Part of the problem with my reading is that several of the plot elements of this book, which were probably creative at the time (although, of course, this post-dates The Chronicles of Narnia, so not totally novel), are not bog standard ways to introduce your YA fantasy novel. The quick transition between typical adolescent life and cosmological strife does happen a bit fast (and that has bothered me in totally different contexts), but of course this book was written for younger people. The wise guides who can help, but only so much, and whose main job is getting the character in touch with their emotions is also something we are used to seeing. The evil force being an energy vampire who destroys creativity was also not a surprise, but again, maybe an original idea to put that there instead of a teeth-gnashing monster.

But what I really wonder about this book is what type of "real world" conflicts does the fantasy plotline mirror. Taking away the science-fiction elements, this is a book about a smart, non-conforming girl who doesn't fit in with middle-class adolescence. That is in some ways a universal story, but some parts of the book seem to be specifically about rebellion from suburban conformity---the central conflict of the Baby Boom generation. And then the deeper story behind that is whether Meg's anger at the world is a healthy thing or not. That probably would have had a lot of resonance in the 60s and 70s. A story like this is not all that far, thematically, from the books that Judy Blume wrote. And this is also I wonder when this came out, and whether it being part of a series was planned. Today, such a story would automatically be picked by up by editors as being relatable conflict with girls of a certain age, and would have been probably edited to make Meg more of a "girlboss". After all, before she wrote The Hunger Games, Suzanne Collins had already written the "Gregor the Overlander" series, and the literary and commercial possibilities of The Hunger Games were probably obvious from the beginning.
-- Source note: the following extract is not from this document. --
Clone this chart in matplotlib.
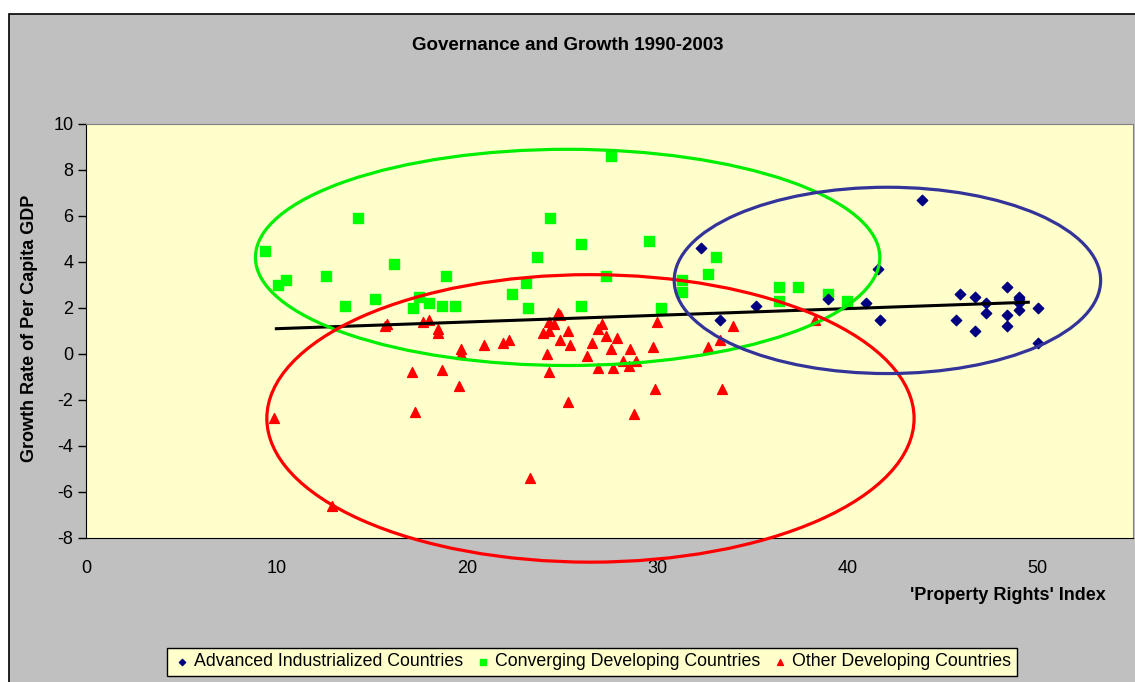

So was this book written with the specific purpose of giving us a series of books with a quirky, headstrong tween protagonist? Or did the mysteriously-named Madeleine L'Engle just dream this world up with no idea of its social impact?

I know many of these questions are outside of the purview of the book as a story-in-itself. But while I was reading this, I found myself more curious about where this book fit in the history of publishing and YA literature, and the "why" of the story. But of course, many internal aspects of the story can't be understood without looking at the external aspects of the story. Which, having written this unpolluted, I now feel myself able to go and research. Besides I have work in 13 minutes.